● Requirements: Write out the entire listing below exactly as it appears, minus any pictures.

● Recorded information:
_ _ _

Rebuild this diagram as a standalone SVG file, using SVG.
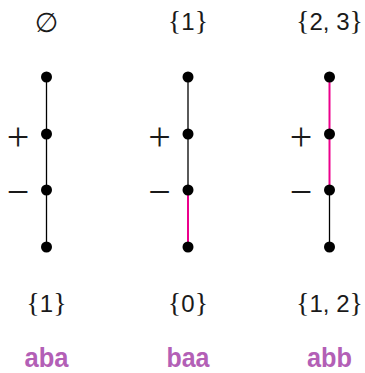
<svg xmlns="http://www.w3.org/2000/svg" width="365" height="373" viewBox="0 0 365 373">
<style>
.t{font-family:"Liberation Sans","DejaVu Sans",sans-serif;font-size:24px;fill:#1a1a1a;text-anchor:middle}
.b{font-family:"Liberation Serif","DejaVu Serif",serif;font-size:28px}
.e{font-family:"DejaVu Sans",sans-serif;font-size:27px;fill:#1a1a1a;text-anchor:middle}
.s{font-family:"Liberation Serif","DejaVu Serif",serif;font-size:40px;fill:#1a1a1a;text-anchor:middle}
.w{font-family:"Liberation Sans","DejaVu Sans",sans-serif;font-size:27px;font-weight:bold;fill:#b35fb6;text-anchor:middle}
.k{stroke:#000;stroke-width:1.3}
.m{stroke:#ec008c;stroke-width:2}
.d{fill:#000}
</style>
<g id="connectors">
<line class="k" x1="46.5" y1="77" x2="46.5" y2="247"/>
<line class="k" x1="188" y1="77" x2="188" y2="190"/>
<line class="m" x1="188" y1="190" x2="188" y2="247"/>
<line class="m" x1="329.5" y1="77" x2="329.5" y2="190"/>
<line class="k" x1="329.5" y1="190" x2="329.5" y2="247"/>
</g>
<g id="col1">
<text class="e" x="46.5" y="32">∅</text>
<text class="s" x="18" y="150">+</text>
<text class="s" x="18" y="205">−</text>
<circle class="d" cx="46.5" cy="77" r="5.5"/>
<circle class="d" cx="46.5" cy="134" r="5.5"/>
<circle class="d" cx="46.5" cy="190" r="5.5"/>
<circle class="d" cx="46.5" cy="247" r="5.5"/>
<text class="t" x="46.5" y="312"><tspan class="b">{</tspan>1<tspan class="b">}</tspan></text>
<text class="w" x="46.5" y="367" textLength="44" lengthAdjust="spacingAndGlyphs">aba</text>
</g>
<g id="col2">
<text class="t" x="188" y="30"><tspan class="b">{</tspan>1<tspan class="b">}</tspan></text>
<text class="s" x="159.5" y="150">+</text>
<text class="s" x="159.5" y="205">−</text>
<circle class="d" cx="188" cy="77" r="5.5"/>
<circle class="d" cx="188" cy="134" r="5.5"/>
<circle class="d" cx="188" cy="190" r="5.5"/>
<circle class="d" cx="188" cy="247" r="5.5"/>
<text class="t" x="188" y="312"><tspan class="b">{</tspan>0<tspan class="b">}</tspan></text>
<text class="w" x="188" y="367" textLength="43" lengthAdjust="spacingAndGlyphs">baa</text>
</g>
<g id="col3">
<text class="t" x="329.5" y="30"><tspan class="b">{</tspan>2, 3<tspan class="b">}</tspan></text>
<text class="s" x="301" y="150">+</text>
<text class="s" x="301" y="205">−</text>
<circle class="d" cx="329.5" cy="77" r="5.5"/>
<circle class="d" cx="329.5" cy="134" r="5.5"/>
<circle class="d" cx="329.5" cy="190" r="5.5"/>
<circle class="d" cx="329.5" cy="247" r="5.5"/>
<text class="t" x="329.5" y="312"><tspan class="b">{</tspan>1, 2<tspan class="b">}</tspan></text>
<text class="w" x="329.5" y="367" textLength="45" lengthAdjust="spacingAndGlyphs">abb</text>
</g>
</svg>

_ _ _

● Solution:
Rebuild this diagram as a standalone SVG file, using SVG.
<svg xmlns="http://www.w3.org/2000/svg" width="365" height="373" viewBox="0 0 365 373">
<style>
.t{font-family:"Liberation Sans","DejaVu Sans",sans-serif;font-size:24px;fill:#1a1a1a;text-anchor:middle}
.b{font-family:"Liberation Serif","DejaVu Serif",serif;font-size:28px}
.e{font-family:"DejaVu Sans",sans-serif;font-size:27px;fill:#1a1a1a;text-anchor:middle}
.s{font-family:"Liberation Serif","DejaVu Serif",serif;font-size:40px;fill:#1a1a1a;text-anchor:middle}
.w{font-family:"Liberation Sans","DejaVu Sans",sans-serif;font-size:27px;font-weight:bold;fill:#b35fb6;text-anchor:middle}
.k{stroke:#000;stroke-width:1.3}
.m{stroke:#ec008c;stroke-width:2}
.d{fill:#000}
</style>
<g id="connectors">
<line class="k" x1="46.5" y1="77" x2="46.5" y2="247"/>
<line class="k" x1="188" y1="77" x2="188" y2="190"/>
<line class="m" x1="188" y1="190" x2="188" y2="247"/>
<line class="m" x1="329.5" y1="77" x2="329.5" y2="190"/>
<line class="k" x1="329.5" y1="190" x2="329.5" y2="247"/>
</g>
<g id="col1">
<text class="e" x="46.5" y="32">∅</text>
<text class="s" x="18" y="150">+</text>
<text class="s" x="18" y="205">−</text>
<circle class="d" cx="46.5" cy="77" r="5.5"/>
<circle class="d" cx="46.5" cy="134" r="5.5"/>
<circle class="d" cx="46.5" cy="190" r="5.5"/>
<circle class="d" cx="46.5" cy="247" r="5.5"/>
<text class="t" x="46.5" y="312"><tspan class="b">{</tspan>1<tspan class="b">}</tspan></text>
<text class="w" x="46.5" y="367" textLength="44" lengthAdjust="spacingAndGlyphs">aba</text>
</g>
<g id="col2">
<text class="t" x="188" y="30"><tspan class="b">{</tspan>1<tspan class="b">}</tspan></text>
<text class="s" x="159.5" y="150">+</text>
<text class="s" x="159.5" y="205">−</text>
<circle class="d" cx="188" cy="77" r="5.5"/>
<circle class="d" cx="188" cy="134" r="5.5"/>
<circle class="d" cx="188" cy="190" r="5.5"/>
<circle class="d" cx="188" cy="247" r="5.5"/>
<text class="t" x="188" y="312"><tspan class="b">{</tspan>0<tspan class="b">}</tspan></text>
<text class="w" x="188" y="367" textLength="43" lengthAdjust="spacingAndGlyphs">baa</text>
</g>
<g id="col3">
<text class="t" x="329.5" y="30"><tspan class="b">{</tspan>2, 3<tspan class="b">}</tspan></text>
<text class="s" x="301" y="150">+</text>
<text class="s" x="301" y="205">−</text>
<circle class="d" cx="329.5" cy="77" r="5.5"/>
<circle class="d" cx="329.5" cy="134" r="5.5"/>
<circle class="d" cx="329.5" cy="190" r="5.5"/>
<circle class="d" cx="329.5" cy="247" r="5.5"/>
<text class="t" x="329.5" y="312"><tspan class="b">{</tspan>1, 2<tspan class="b">}</tspan></text>
<text class="w" x="329.5" y="367" textLength="45" lengthAdjust="spacingAndGlyphs">abb</text>
</g>
</svg>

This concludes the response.